Mais ce vin “naturel” (j’utilise des guillemets car ce terme signifie beaucoup de choses différentes pour beaucoup de gens différents…) est maintenant devenu très tendance. Comme résultat, le vin, et par extension le nom, ont gagné beaucoup de terrain, presque monétisé, avec des gens qui se postent en selfie avec des bouteilles de la Maison Pierre Overnoy de la même façon que l’on ferait avec un sac à main designer.
Du coup, “Pierre Overnoy” est devenu une personnalité culte (peut-être encore plus vu qu’il n’a aucune présence sur ces réseaux, sans qu’il ait son mot à dire sur ces plate-formes, et sans aucun rôle actif à son sujet).
C’est un homme très discret, modeste, même timide, comme Manu l’est aussi. Une attitude en total décalage avec la réalité de notre époque.
Qu’est-ce pour vous que « la vérité du geste » ?
Finalement, il s’agit d’honnêteté et d’intégrité.

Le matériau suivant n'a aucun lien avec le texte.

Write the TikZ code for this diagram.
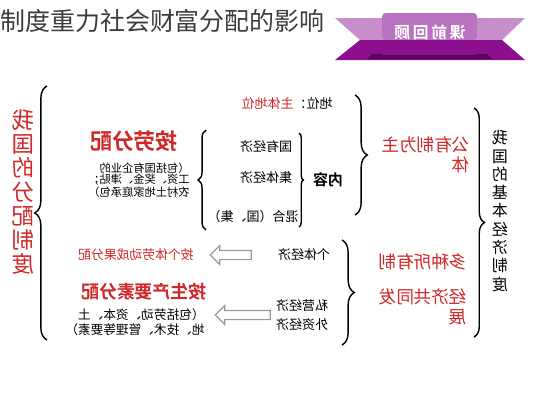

Qu’il fasse du vin (ou du pain, ou du miel… ), Pierre le fait à sa façon car il est convaincu qu’il faut le faire comme ça. Il est profondément attaché à son environnement, la terre et les sols, les gens, et ceux-ci sont au cœur de tout ce qu’il fait.
Rien n’est pour la galerie, rien n’est superflu, pas d’excès, mais un effort constant de faire, tout simplement, du bon vin et de cultiver de vignes saines dans du sol sain.
Pour moi, c’est ça la vérité et la beauté du geste…
Quel est votre meilleur souvenir vécu lors de la réalisation de ce livre ?
Sans doute l’opportunité de passer du temps avec Pierre et sa famille élargie – ce qui compte souvent les habitants de Pupillin et de plus loin !
La gentillesse et la générosité que nous avons rencontrées, les rires abondants (avec Pierre, une blague n’est jamais loin !) et bien sûr le vin sublime.
Mais il y a un après-midi qui se distingue dans ma mémoire : une belle journée de mai très ensoleillée, à Chaux d’Eau, un espèce de cabanon près de chez Pierre qui est devenu un sorte de club-house pour lui, ses potes, sa famille, avec un joli potager, des ruches, etc…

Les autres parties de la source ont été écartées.